Issue (i): whether the petitioner company was entitled, under its memorandum of association, to pursue complaints against chartered accountants as an organised activity.
Analysis: The company's main objects were wholesale trading and manufacturing. The clauses relied upon by the petitioner were placed only in the section dealing with objects incidental or ancillary to the main objects. Section 13 of the Companies Act, 1956 contemplates a distinction between main objects and incidental or ancillary objects, and such ancillary clauses cannot be used to carry on a separate organised vocation unrelated to the company's business. The petitioner's repeated complaints and petitions showed a litigation activity independent of its corporate objects, rendering the activity ultra vires the memorandum.
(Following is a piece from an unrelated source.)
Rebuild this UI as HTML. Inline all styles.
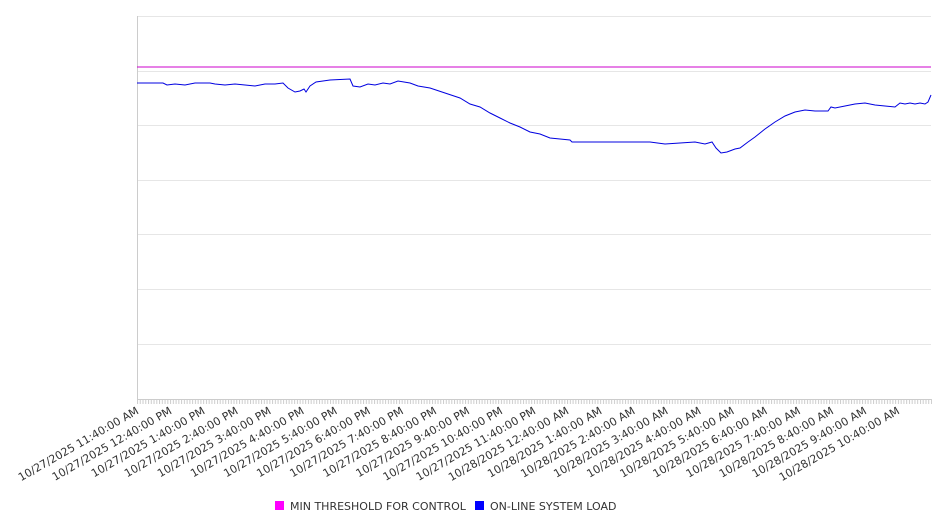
<!DOCTYPE html>
<html><head><meta charset="utf-8"><style>
html,body{margin:0;padding:0;background:#fff;}
svg{display:block;font-family:"DejaVu Sans","Liberation Sans",sans-serif;}
</style></head><body>
<svg width="946" height="526" viewBox="0 0 946 526" xmlns="http://www.w3.org/2000/svg">
<defs>
<pattern id="tk" x="137" y="0" width="2.7569" height="10" patternUnits="userSpaceOnUse">
<rect x="0" y="0" width="1" height="10" fill="#ccc"/>
</pattern>
</defs>
<g stroke="#e6e6e6" stroke-width="1">
<line x1="137" y1="16.5" x2="931" y2="16.5"/>
<line x1="137" y1="71.5" x2="931" y2="71.5"/>
<line x1="137" y1="125.5" x2="931" y2="125.5"/>
<line x1="137" y1="180.5" x2="931" y2="180.5"/>
<line x1="137" y1="234.5" x2="931" y2="234.5"/>
<line x1="137" y1="289.5" x2="931" y2="289.5"/>
<line x1="137" y1="344.5" x2="931" y2="344.5"/>
</g>
<line x1="137.5" y1="16" x2="137.5" y2="399" stroke="#ccc"/>
<line x1="137" y1="399.5" x2="931" y2="399.5" stroke="#ccc"/>
<rect x="137" y="399" width="795" height="5" fill="url(#tk)"/>
<line x1="137" y1="67" x2="931" y2="67" stroke="#cc00cc" stroke-width="1"/>
<polyline fill="none" stroke="#0000e0" stroke-width="1" points="137,83 163,83 167,85 175,84 185,85 195,83 210,83 215,84 225,85 235,84 245,85 255,86 265,84 275,84 283,83 288,88 295,92 300,91 304,89 306,92 310,86 316,82 330,80 350,79 353,86 360,87 368,84 375,85 383,83 390,84 398,81 410,83 418,86 430,88 445,93 460,98 470,104 480,107 490,113 500,118 510,123 520,127 530,132 540,134 550,138 560,139 570,140 572,142 590,142 610,142 630,142 650,142 665,144 680,143 695,142 705,144 712,142 716,148 721,153 727,152 735,149 740,148 748,142 755,137 765,129 775,122 785,116 795,112 805,110 815,111 828,111 831,107 835,108 845,106 855,104 865,103 875,105 885,106 895,107 900,103 905,104 910,103 915,104 920,103 925,104 928,102 931,95"/>
<g font-size="11" fill="#333" text-anchor="end">
<text transform="translate(139.5,413) rotate(-30)">10/27/2025 11:40:00 AM</text>
<text transform="translate(172.6,413) rotate(-30)">10/27/2025 12:40:00 PM</text>
<text transform="translate(205.7,413) rotate(-30)">10/27/2025 1:40:00 PM</text>
<text transform="translate(238.8,413) rotate(-30)">10/27/2025 2:40:00 PM</text>
<text transform="translate(271.8,413) rotate(-30)">10/27/2025 3:40:00 PM</text>
<text transform="translate(304.9,413) rotate(-30)">10/27/2025 4:40:00 PM</text>
<text transform="translate(338.0,413) rotate(-30)">10/27/2025 5:40:00 PM</text>
<text transform="translate(371.1,413) rotate(-30)">10/27/2025 6:40:00 PM</text>
<text transform="translate(404.2,413) rotate(-30)">10/27/2025 7:40:00 PM</text>
<text transform="translate(437.3,413) rotate(-30)">10/27/2025 8:40:00 PM</text>
<text transform="translate(470.3,413) rotate(-30)">10/27/2025 9:40:00 PM</text>
<text transform="translate(503.4,413) rotate(-30)">10/27/2025 10:40:00 PM</text>
<text transform="translate(536.5,413) rotate(-30)">10/27/2025 11:40:00 PM</text>
<text transform="translate(569.6,413) rotate(-30)">10/28/2025 12:40:00 AM</text>
<text transform="translate(602.7,413) rotate(-30)">10/28/2025 1:40:00 AM</text>
<text transform="translate(635.8,413) rotate(-30)">10/28/2025 2:40:00 AM</text>
<text transform="translate(668.8,413) rotate(-30)">10/28/2025 3:40:00 AM</text>
<text transform="translate(701.9,413) rotate(-30)">10/28/2025 4:40:00 AM</text>
<text transform="translate(735.0,413) rotate(-30)">10/28/2025 5:40:00 AM</text>
<text transform="translate(768.1,413) rotate(-30)">10/28/2025 6:40:00 AM</text>
<text transform="translate(801.2,413) rotate(-30)">10/28/2025 7:40:00 AM</text>
<text transform="translate(834.3,413) rotate(-30)">10/28/2025 8:40:00 AM</text>
<text transform="translate(867.3,413) rotate(-30)">10/28/2025 9:40:00 AM</text>
<text transform="translate(900.4,413) rotate(-30)">10/28/2025 10:40:00 AM</text>
</g>
<rect x="275" y="501" width="9" height="9" fill="#ff00ff"/>
<text x="290" y="510" font-size="11" fill="#333">MIN THRESHOLD FOR CONTROL</text>
<rect x="475" y="501" width="9" height="9" fill="#0000ff"/>
<text x="490" y="510" font-size="11" fill="#333">ON-LINE SYSTEM LOAD</text>
</svg>
</body></html>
Conclusion: The petitioner was not entitled to pursue complaints against professionals as an independent organised activity, and that course was ultra vires its memorandum.
Issue (ii): whether interference was warranted with the disciplinary authority's finding that the respondent was not guilty of professional misconduct.
Analysis: The disputed verification concerned whether a holding-subsidiary relationship existed on the facts for the relevant financial year. The petitioner did not produce material showing that Hasham had a right to control the composition of the boards of the other companies, and a later board resolution could not establish falsity for the earlier year. The proceedings before the disciplinary authorities are primarily between ICAI and its members, with the complainant acting only as a relator, and the Court declined to supplant the authorities' view where no clear error was shown.
Conclusion: No interference with the disciplinary finding was warranted, and the conclusion that the respondent was not guilty of professional misconduct was left undisturbed.
Final Conclusion: The writ petition failed both on maintainability in substance and on merits, and the disciplinary decision remained intact.
Ratio Decidendi: A complainant in professional disciplinary proceedings is only a relator, and a court will not interfere with the disciplinary authority's conclusion absent a clear legal or factual error; an incidental or ancillary objects clause cannot be used to justify a separate organised litigation activity unrelated to the company's main objects.